EXERCISE MATERIALS:
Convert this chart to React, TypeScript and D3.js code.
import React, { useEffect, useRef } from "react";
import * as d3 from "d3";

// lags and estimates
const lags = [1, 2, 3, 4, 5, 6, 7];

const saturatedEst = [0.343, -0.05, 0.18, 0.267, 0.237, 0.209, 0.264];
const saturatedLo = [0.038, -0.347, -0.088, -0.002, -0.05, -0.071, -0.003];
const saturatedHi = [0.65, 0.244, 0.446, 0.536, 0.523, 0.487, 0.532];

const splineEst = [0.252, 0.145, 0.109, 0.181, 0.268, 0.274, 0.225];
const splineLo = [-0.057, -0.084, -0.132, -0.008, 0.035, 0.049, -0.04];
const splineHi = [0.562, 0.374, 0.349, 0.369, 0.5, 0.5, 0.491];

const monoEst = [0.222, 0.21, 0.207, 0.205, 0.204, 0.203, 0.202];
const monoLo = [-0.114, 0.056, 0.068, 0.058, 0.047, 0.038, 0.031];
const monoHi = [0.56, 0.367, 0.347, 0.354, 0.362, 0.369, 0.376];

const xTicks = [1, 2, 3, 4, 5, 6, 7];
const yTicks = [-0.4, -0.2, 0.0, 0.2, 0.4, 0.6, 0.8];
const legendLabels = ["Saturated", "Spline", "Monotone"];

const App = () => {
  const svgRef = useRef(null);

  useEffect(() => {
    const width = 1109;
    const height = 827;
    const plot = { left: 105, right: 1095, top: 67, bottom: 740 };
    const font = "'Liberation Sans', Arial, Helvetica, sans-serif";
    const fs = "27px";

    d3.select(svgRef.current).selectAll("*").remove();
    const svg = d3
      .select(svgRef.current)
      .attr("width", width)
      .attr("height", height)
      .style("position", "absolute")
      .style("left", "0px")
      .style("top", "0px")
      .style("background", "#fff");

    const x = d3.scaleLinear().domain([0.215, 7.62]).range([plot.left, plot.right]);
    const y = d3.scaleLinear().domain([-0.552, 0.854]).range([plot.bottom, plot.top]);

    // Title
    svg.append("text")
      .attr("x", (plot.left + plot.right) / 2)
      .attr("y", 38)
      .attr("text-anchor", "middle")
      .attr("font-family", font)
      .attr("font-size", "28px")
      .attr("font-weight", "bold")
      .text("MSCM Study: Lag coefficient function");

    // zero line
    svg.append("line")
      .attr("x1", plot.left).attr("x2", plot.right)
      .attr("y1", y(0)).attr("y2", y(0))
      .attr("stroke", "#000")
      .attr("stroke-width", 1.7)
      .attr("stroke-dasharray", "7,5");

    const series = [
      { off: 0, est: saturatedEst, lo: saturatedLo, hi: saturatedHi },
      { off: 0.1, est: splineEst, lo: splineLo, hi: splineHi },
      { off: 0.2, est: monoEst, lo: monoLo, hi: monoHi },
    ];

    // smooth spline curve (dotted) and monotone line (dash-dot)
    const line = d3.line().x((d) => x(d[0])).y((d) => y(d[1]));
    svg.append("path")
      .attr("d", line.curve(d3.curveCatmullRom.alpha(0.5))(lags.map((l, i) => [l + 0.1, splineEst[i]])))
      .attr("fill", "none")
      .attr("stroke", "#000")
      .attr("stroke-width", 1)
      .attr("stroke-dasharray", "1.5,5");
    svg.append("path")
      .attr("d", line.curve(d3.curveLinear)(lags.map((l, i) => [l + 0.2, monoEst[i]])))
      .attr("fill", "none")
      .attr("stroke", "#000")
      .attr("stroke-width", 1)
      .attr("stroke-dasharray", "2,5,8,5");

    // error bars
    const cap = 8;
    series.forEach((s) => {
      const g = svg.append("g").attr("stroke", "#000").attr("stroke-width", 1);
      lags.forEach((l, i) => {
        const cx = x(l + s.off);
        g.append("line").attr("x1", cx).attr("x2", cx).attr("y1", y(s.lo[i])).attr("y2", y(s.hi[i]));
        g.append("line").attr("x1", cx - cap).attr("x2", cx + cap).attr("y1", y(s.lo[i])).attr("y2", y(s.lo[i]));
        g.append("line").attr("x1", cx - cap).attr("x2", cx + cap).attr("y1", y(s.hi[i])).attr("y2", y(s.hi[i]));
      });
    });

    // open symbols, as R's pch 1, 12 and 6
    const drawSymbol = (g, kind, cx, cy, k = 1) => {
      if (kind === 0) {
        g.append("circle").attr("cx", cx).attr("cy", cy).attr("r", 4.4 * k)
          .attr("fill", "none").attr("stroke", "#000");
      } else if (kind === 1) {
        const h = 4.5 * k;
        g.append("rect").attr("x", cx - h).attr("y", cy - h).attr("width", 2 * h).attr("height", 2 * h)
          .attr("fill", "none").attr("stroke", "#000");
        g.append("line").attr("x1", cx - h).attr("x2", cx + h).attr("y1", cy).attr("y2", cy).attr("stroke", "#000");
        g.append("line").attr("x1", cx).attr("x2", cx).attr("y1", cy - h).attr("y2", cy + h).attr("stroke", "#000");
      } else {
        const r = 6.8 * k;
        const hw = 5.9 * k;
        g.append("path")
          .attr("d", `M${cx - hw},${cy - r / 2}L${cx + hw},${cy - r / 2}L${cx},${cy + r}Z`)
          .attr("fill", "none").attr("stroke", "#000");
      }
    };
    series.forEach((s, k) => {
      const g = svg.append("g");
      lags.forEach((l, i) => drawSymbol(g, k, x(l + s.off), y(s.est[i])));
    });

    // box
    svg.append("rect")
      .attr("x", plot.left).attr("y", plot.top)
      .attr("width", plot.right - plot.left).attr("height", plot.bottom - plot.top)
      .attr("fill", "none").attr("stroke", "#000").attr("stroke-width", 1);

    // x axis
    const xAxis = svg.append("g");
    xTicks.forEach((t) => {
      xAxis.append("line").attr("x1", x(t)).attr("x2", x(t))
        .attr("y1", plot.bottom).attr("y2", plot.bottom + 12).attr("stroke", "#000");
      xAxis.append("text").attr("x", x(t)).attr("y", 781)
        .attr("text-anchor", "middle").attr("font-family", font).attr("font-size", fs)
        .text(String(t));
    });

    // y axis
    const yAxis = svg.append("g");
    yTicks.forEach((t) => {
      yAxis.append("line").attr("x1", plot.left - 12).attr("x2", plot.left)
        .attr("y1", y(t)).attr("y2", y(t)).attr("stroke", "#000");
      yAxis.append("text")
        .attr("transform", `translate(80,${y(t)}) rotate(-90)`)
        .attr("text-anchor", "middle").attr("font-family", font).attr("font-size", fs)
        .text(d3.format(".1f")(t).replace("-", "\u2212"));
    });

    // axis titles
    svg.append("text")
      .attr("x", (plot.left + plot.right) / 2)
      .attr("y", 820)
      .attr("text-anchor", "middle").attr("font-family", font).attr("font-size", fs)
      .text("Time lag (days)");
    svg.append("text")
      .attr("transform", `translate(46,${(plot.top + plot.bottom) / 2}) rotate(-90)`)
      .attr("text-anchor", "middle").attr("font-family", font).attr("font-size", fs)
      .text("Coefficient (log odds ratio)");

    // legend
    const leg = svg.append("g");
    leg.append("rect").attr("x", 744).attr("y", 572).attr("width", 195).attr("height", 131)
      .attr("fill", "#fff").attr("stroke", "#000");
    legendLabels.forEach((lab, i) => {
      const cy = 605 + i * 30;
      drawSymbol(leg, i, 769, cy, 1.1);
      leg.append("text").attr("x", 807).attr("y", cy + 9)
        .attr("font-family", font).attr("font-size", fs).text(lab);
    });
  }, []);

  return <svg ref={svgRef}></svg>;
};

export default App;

---

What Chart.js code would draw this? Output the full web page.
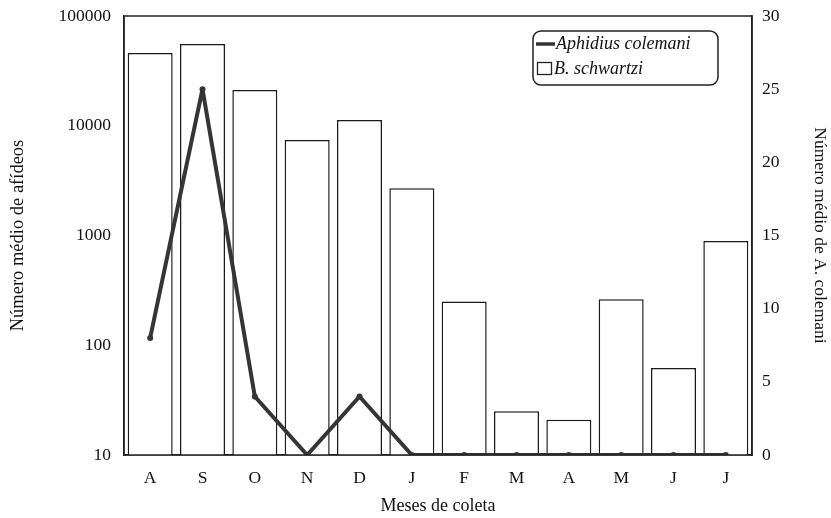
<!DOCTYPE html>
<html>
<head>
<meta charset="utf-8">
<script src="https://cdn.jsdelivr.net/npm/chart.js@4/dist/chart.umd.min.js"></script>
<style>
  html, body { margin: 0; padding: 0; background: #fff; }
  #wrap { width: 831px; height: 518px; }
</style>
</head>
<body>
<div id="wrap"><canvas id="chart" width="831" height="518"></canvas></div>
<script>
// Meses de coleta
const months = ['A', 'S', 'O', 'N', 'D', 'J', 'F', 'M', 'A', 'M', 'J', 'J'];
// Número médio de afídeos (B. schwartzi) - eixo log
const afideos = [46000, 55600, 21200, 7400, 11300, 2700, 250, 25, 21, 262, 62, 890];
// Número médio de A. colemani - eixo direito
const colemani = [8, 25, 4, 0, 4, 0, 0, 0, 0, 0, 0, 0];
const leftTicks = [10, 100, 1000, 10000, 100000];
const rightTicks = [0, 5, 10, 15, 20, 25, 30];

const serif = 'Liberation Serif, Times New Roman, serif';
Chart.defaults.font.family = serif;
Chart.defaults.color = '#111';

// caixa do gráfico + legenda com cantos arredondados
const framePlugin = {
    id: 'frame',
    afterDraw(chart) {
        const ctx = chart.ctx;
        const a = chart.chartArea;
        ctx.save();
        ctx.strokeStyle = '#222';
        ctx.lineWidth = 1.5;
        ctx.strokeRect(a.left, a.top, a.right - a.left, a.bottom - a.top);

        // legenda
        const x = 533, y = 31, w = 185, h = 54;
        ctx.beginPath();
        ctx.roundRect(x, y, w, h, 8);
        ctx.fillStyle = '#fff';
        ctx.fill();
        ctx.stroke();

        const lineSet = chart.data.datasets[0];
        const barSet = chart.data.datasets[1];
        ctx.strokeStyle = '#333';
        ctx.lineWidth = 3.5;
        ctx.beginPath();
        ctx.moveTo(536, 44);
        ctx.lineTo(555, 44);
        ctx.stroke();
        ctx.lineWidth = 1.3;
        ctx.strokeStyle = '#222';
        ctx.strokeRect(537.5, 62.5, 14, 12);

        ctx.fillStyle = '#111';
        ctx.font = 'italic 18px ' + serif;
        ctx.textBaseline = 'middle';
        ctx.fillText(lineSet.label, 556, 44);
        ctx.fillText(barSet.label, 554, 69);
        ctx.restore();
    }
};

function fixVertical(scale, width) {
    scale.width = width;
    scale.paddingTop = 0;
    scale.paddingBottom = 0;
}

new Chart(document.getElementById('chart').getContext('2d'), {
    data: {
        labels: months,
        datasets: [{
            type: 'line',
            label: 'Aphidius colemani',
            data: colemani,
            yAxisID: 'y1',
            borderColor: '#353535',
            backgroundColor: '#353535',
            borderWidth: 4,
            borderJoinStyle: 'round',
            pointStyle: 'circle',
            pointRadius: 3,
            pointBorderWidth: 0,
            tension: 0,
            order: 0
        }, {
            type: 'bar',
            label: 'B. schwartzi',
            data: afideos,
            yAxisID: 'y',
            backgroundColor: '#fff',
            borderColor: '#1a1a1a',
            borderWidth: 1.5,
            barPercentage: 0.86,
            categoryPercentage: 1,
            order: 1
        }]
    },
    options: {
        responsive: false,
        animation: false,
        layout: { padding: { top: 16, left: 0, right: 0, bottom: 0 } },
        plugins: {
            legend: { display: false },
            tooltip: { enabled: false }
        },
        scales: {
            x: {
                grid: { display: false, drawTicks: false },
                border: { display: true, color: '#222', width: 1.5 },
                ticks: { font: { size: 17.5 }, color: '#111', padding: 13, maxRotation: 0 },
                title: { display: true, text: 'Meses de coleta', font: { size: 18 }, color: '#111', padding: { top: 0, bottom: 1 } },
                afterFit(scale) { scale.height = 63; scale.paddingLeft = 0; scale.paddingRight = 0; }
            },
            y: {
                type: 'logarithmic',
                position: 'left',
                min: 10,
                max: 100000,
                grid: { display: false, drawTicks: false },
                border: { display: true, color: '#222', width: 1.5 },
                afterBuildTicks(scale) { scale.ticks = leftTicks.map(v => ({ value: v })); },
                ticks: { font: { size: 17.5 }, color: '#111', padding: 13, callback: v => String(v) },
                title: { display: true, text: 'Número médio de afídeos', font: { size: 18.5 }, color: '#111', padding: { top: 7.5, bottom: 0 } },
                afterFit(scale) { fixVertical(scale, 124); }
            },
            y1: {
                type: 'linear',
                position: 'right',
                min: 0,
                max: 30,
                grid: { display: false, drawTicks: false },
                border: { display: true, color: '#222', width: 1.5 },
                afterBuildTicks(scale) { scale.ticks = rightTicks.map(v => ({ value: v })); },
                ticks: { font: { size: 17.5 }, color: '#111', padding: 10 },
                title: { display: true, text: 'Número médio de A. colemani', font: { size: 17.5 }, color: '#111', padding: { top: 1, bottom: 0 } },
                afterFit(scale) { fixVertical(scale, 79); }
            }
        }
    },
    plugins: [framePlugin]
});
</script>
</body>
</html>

EXERCISE GOAL:
Exact duplication is required for the lines above, from the line that contains "Convert this chart" to the line that contains "const svgRef = useRef(null);", inclusive; omit all others.

ANSWER TO THIS TASK:
Convert this chart to React, TypeScript and D3.js code.
import React, { useEffect, useRef } from "react";
import * as d3 from "d3";

// lags and estimates
const lags = [1, 2, 3, 4, 5, 6, 7];

const saturatedEst = [0.343, -0.05, 0.18, 0.267, 0.237, 0.209, 0.264];
const saturatedLo = [0.038, -0.347, -0.088, -0.002, -0.05, -0.071, -0.003];
const saturatedHi = [0.65, 0.244, 0.446, 0.536, 0.523, 0.487, 0.532];

const splineEst = [0.252, 0.145, 0.109, 0.181, 0.268, 0.274, 0.225];
const splineLo = [-0.057, -0.084, -0.132, -0.008, 0.035, 0.049, -0.04];
const splineHi = [0.562, 0.374, 0.349, 0.369, 0.5, 0.5, 0.491];

const monoEst = [0.222, 0.21, 0.207, 0.205, 0.204, 0.203, 0.202];
const monoLo = [-0.114, 0.056, 0.068, 0.058, 0.047, 0.038, 0.031];
const monoHi = [0.56, 0.367, 0.347, 0.354, 0.362, 0.369, 0.376];

const xTicks = [1, 2, 3, 4, 5, 6, 7];
const yTicks = [-0.4, -0.2, 0.0, 0.2, 0.4, 0.6, 0.8];
const legendLabels = ["Saturated", "Spline", "Monotone"];

const App = () => {
  const svgRef = useRef(null);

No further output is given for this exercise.